Мы находим его в разных местах: в полном одиночестве у базальтовых озер Радости и Зимы на Луне, где «сидели мы и плакали», как в псалме на реках Вавилонских, или на Елисейских полях Магеллановых облаков, где его окружают беженцы, и джинны, и нарядные трансвеститы. В одном из стихотворений он указывает свое место:
я —
внутри розы анголы
когда её обнюхивает гепард
И это точка, где красота, опасность и сама дикая жизнь сливаются в одно. Но фоном многих стихов, «неизменным домом» остается лес, тот самый, с озерами, с запущенным садом, где прошло детство:
дорога к кротовой норе
к стоячей воде
лосиного копытца
вот любовь моя
тёмная как торфяное болото
вот падалица
пушица
птица
Во всем этом есть что-то грозящее безопасной, самосохранительной картине мира (полу)разрушением, не гарантирующим пересозидания во что-то более сильное-гибкое-свободное, а художественному языку угрожает специфическая «прагматика откровения», жесткая обусловленность эстетического события духовным.
легче крыл стрекозы пари, прекрасный
гнев мой, оставив фальшивый праздник,
ты, сумасшедшая моя радость,
здравствуй!
горлинкой бейся, крутись юлою,
бешеным дервишем, русским плясом,
дикими осами, осью земною,
на баррикадах рабочим классом,
пьяной от гнева лежи в канаве,
на фальшивом празднике нет нам места.
гневайся, радость,
радуйся, гнев мой,
ave!
Поэты такой породы как честные и умные люди практически всегда – и Горбунова едва ли не «настойчивее» своих предшественников – уравновешивают этот чрезмерно благородный риск иронией.
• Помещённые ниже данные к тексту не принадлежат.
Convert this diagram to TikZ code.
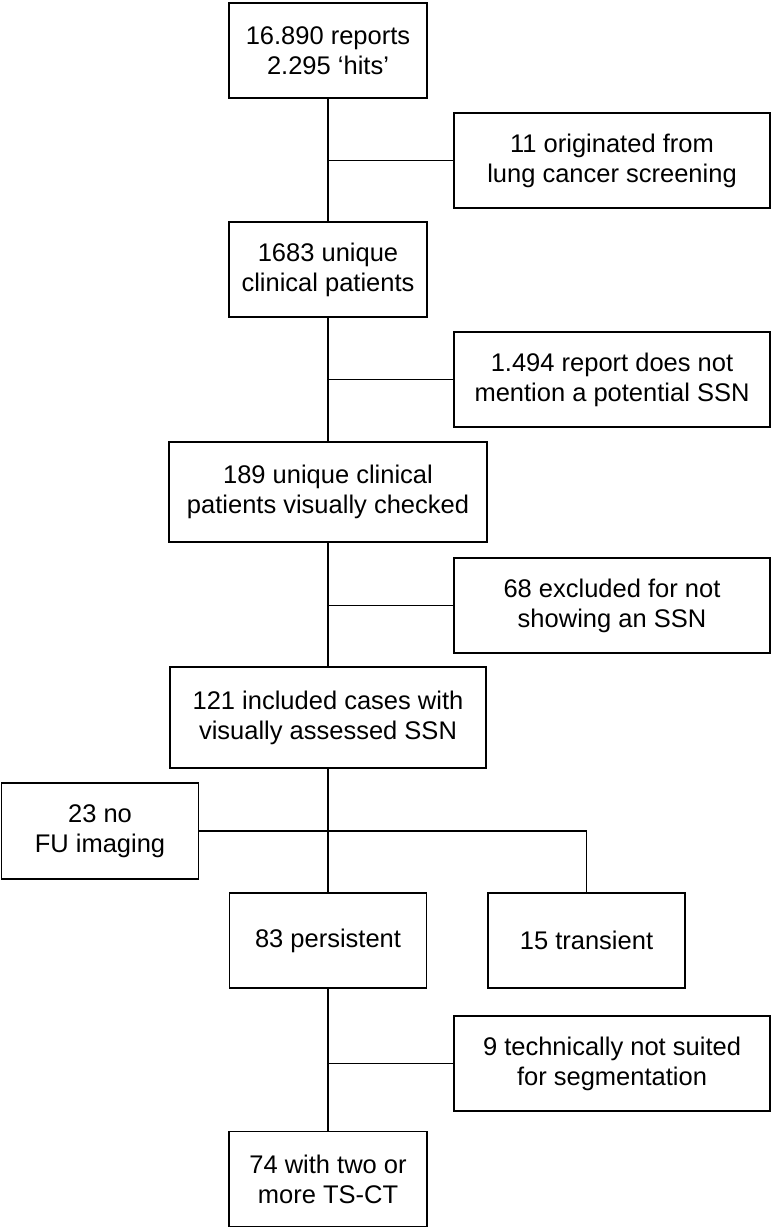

У Аронзона, Хвостенко, Владимира Казакова – да и у Красовицкого – ирония была, на старинный студенческий лад, идиллически-легкомысленной, при ощутимой какой-то весомости и плотности «трагического», объективного, как глубоко застрявший осколок, время от времени напоминающий о себе молодому и, в общем-то, здоровому ветерану; у Александра Миронова и Елены Шварц – что-то почти противоположное: по-достоевски ранимая язвительность, рассредоточенный, газообразный сарказм. У Горбуновой того и другого поровну, хотя вообще ее ирония уникальна, как уникальна и вся избыточно сильная – можно сказать, болезненно здоровая – поэзия.
Мои сёстры – феноменолог и мать Тереза.
Я хочу их убить и зарыть на опушке леса.
Я одержима. Мной управляют бесы.
Одна сестра молится, другая читает рукописи Бернау.
Но только открою Гуссерля – бесы кричат мне «мяу».
Рот открою молиться – бесы кричат мне «вау».
Именно ирония, этот утыкающийся в самую-самую повседневность громоотвод метафизических вспышек, спасительна для искусства-как-баланса; вообще ясно, что Горбунова не только самый серьезный и возвышенный современный поэт, не только самый панк, а (что очень важно) в этих стихах есть врожденное, как музыкальный слух, владение композицией, драматургией: не пере-изобретательство, а настоящая верность самым азам, внутреннее согласие с этими – природными, в конце концов, – законами.